Required task |
Return the listing below verbatim. Pictures do not belong in the copy.

##### Data

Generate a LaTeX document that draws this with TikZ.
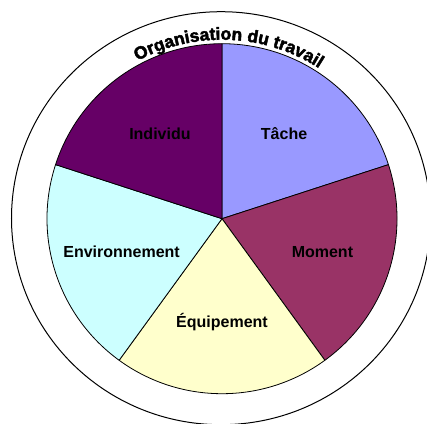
\documentclass[tikz,border=0pt]{standalone}
\usepackage{fontspec}
\setmainfont{Liberation Sans}
\newfontfamily\titlefont[FakeBold=2.5]{Liberation Sans Bold}
\usepackage{xcolor}
\usetikzlibrary{decorations.text}

\definecolor{tachecol}{HTML}{9999FF}
\definecolor{momentcol}{HTML}{993366}
\definecolor{equipcol}{HTML}{FFFFCC}
\definecolor{environcol}{HTML}{CCFFFF}
\definecolor{individucol}{HTML}{660066}

\begin{document}
\begin{tikzpicture}[x=1pt, y=1pt,
        slice/.style={draw=black, line width=0.8pt, line join=round},
        part/.style={font=\bfseries\fontsize{16}{16}\selectfont, text height=11.5pt, text depth=0pt, inner sep=0pt}]
        % Frame of the page
        \clip (-222,-204.3) rectangle (205,218.7);
        % Centre of the pie
        \coordinate (C) at (0,0);

        % Drawing the slices
        \filldraw[slice, fill=tachecol] (C) -- (90:175) arc (90:18:175) -- cycle;
        \filldraw[slice, fill=momentcol] (C) -- (18:175) arc (18:-54:175) -- cycle;
        \filldraw[slice, fill=equipcol] (C) -- (-54:175) arc (-54:-126:175) -- cycle;
        \filldraw[slice, fill=environcol] (C) -- (-126:175) arc (-126:-198:175) -- cycle;
        \filldraw[slice, fill=individucol] (C) -- (162:175) arc (162:90:175) -- cycle;

        % Labeling the slices
        \node[part] (tache) at (54:105.6) {Tâche};
        \node[part] (moment) at (-18:105.6) {Moment};
        \node[part] (equip) at (-90:103) {Équipement};
        \node[part] (environ) at (198:105.6) {Environnement};
        \node[part] (individu) at (126:105.6) {Individu};

        % Outer ring and its title
        \draw[line width=1pt] (-1,0.5) ellipse [x radius=209.5, y radius=206.5];
        \path[decorate, decoration={text along path, text align=center,
            text={|\titlefont\fontsize{17.5}{17.5}\selectfont|Organisation du travail}}]
            (127.7:179) arc (127.7:47.7:179);
    \end{tikzpicture}
\end{document}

##########

Task response |
Generate a LaTeX document that draws this with TikZ.
\documentclass[tikz,border=0pt]{standalone}
\usepackage{fontspec}
\setmainfont{Liberation Sans}
\newfontfamily\titlefont[FakeBold=2.5]{Liberation Sans Bold}
\usepackage{xcolor}
\usetikzlibrary{decorations.text}

\definecolor{tachecol}{HTML}{9999FF}
\definecolor{momentcol}{HTML}{993366}
\definecolor{equipcol}{HTML}{FFFFCC}
\definecolor{environcol}{HTML}{CCFFFF}
\definecolor{individucol}{HTML}{660066}

\begin{document}
\begin{tikzpicture}[x=1pt, y=1pt,
        slice/.style={draw=black, line width=0.8pt, line join=round},
        part/.style={font=\bfseries\fontsize{16}{16}\selectfont, text height=11.5pt, text depth=0pt, inner sep=0pt}]
        % Frame of the page
        \clip (-222,-204.3) rectangle (205,218.7);
        % Centre of the pie
        \coordinate (C) at (0,0);

        % Drawing the slices
        \filldraw[slice, fill=tachecol] (C) -- (90:175) arc (90:18:175) -- cycle;
        \filldraw[slice, fill=momentcol] (C) -- (18:175) arc (18:-54:175) -- cycle;
        \filldraw[slice, fill=equipcol] (C) -- (-54:175) arc (-54:-126:175) -- cycle;
        \filldraw[slice, fill=environcol] (C) -- (-126:175) arc (-126:-198:175) -- cycle;
        \filldraw[slice, fill=individucol] (C) -- (162:175) arc (162:90:175) -- cycle;

        % Labeling the slices
        \node[part] (tache) at (54:105.6) {Tâche};
        \node[part] (moment) at (-18:105.6) {Moment};
        \node[part] (equip) at (-90:103) {Équipement};
        \node[part] (environ) at (198:105.6) {Environnement};
        \node[part] (individu) at (126:105.6) {Individu};

        % Outer ring and its title
        \draw[line width=1pt] (-1,0.5) ellipse [x radius=209.5, y radius=206.5];
        \path[decorate, decoration={text along path, text align=center,
            text={|\titlefont\fontsize{17.5}{17.5}\selectfont|Organisation du travail}}]
            (127.7:179) arc (127.7:47.7:179);
    \end{tikzpicture}
\end{document}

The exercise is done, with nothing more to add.